Pugh concept selection

The decision-matrix method, also Pugh method or Pugh concept selection, invented by Stuart Pugh, is a qualitative technique used to rank the multi-dimensional options of an option set. It is frequently used in engineering for making design decisions but can also be used to rank investment options, vendor options, product options or any other set of multidimensional entities.
==Definition==
A basic decision matrix consists of establishing a set of criteria and a group of potential candidate designs. One of these is a reference candidate design. The other designs are then compared to this reference design and being ranked as better, worse, or same based on each criterion. The number of times "better" and "worse" appeared for each design is then displayed, but not summed up.

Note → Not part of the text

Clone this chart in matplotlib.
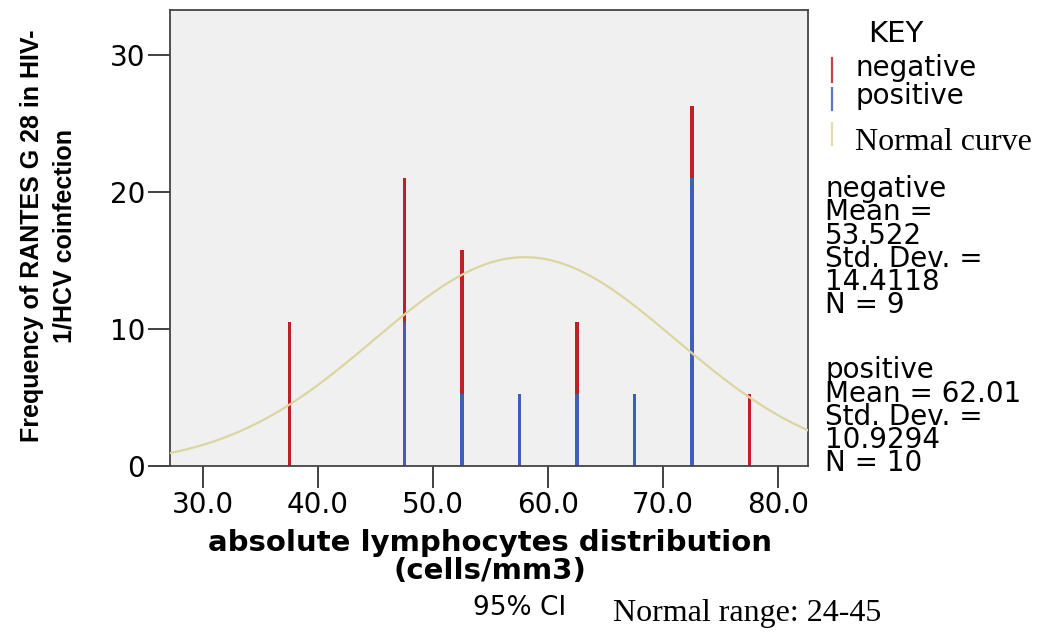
import matplotlib.pyplot as plt
import numpy as np
from matplotlib.lines import Line2D

# bin centres and stacked percentages (positive at bottom, negative on top)
bins = [37.5, 47.5, 52.5, 57.5, 62.5, 67.5, 72.5, 77.5]
positive = [0.0, 10.53, 5.26, 5.26, 5.26, 5.26, 21.05, 0.0]
negative = [10.53, 10.53, 10.53, 0.0, 5.26, 0.0, 5.26, 5.26]

# fitted normal curve (all cases, mean / SD, scaled to percent per 5-unit bin)
curve_mean = 57.99
curve_sd = 13.08
curve_peak = 15.25

xticks = [30, 40, 50, 60, 70, 80]
yticks = [0, 10, 20, 30]

neg_stats = ["negative", "Mean =", "53.522", "Std. Dev. =", "14.4118", "N = 9"]
pos_stats = ["positive", "Mean = 62.01", "Std. Dev. =", "10.9294", "N = 10"]

red = '#bf2026'
blue = '#3f5fb7'
tan = '#ddd5a0'

fig = plt.figure(figsize=(10.62, 6.33), dpi=100)
ax = fig.add_axes([0.160, 0.2638, 0.601, 0.7204])
ax.set_facecolor('#f0f0f0')

ax.bar(bins, positive, width=0.3, color=blue, zorder=2)
ax.bar(bins, negative, width=0.3, bottom=positive, color=red, zorder=2)

xs = np.linspace(27.13, 82.6, 300)
ax.plot(xs, curve_peak * np.exp(-0.5 * ((xs - curve_mean) / curve_sd) ** 2),
        color=tan, linewidth=1.6, zorder=3)

ax.set_xlim(27.13, 82.6)
ax.set_ylim(0, 33.3)
ax.set_xticks(xticks)
ax.set_xticklabels([f"{t:.1f}" for t in xticks])
ax.set_yticks(yticks)
ax.tick_params(length=16, width=1.3, color='#333333', labelsize=20, pad=2)
for s in ax.spines.values():
    s.set_color('#444444')
    s.set_linewidth(1.3)

# axis titles
fig.text(0.045, 0.627, "Frequency of RANTES G 28 in HIV-\n1/HCV coinfection",
         rotation=90, ha='center', va='center', multialignment='center',
         fontsize=18, fontweight='bold', linespacing=1.45, family='Liberation Sans')
fig.text(0.461, 0.12, "absolute lymphocytes distribution\n(cells/mm3)",
         ha='center', va='center', fontsize=21, fontweight='bold', linespacing=1.03)

fig.text(473 / 1062, 1 - 608 / 633, "95% CI", ha='left', va='center', fontsize=19)
fig.text(613 / 1062, 1 - 613 / 633, "Normal range: 24-45", ha='left', va='center',
         fontsize=23, family='Liberation Serif')

# key
fig.text(868 / 1062, 1 - 42 / 633, "KEY", ha='left', va='baseline', fontsize=21)
for col, y0, y1 in [(red, 58, 82), (blue, 88, 110), (tan, 123, 145)]:
    fig.add_artist(Line2D([832 / 1062] * 2, [1 - y0 / 633, 1 - y1 / 633],
                          color=col, linewidth=1.6, alpha=0.85,
                          transform=fig.transFigure))
fig.text(855 / 1062, 1 - 104 / 633, "negative\npositive", ha='left', va='baseline',
         fontsize=20, linespacing=1.0)
fig.text(855 / 1062, 1 - 150 / 633, "Normal curve", ha='left', va='baseline',
         fontsize=23, family='Liberation Serif')

# summary statistics (anchored at the baseline of each block's last line)
fig.text(825 / 1062, 1 - 313 / 633, "\n".join(neg_stats),
         ha='left', va='baseline', fontsize=20, linespacing=0.78)
fig.text(825 / 1062, 1 - 471 / 633, "\n".join(pos_stats),
         ha='left', va='baseline', fontsize=20, linespacing=0.78)

fig.savefig('out.png', dpi=100)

A weighted decision matrix operates in the same way as the basic decision matrix but introduces the concept of weighting the criteria in order of importance. The more important the criterion the higher the weighting it should be given.

==Advantages==
The advantage of the decision-making matrix is that it encourages self-reflection amongst the members of a design team to analyze each candidate with a minimized bias (for team members can be biased towards certain designs, such as their own). Another advantage of this method is that sensitivity studies can be performed. An example of this might be to see how much your opinion would have to change in order for a lower ranked alternative to outrank a competing alternative.

==Disadvantages==
However, there are some important disadvantages of the decision-matrix method:
- The list of criteria options is arbitrary. There is no way to know a priori if the list is complete; it is likely that important criteria are missing.
- Conversely, it is possible that less important criteria are included, causing decision makers to be distracted and biased in their choice of options.
- Scoring methods, even with weighting, tend to equalize all the requirements. But a few requirements are "must haves". If enough minor criteria are listed, it is possible for them to add up and select an option that misses a "must have" requirement.
- The values assigned to each option are guesses, not based on any quantitative measurements. In fact the entire decision matrix can create the impression of being scientific, even though it requires no quantitative measurements of anything at all.

==Morphological analysis==
Morphological analysis is another form of a decision matrix employing a multi-dimensional configuration space linked by way of logical relationships.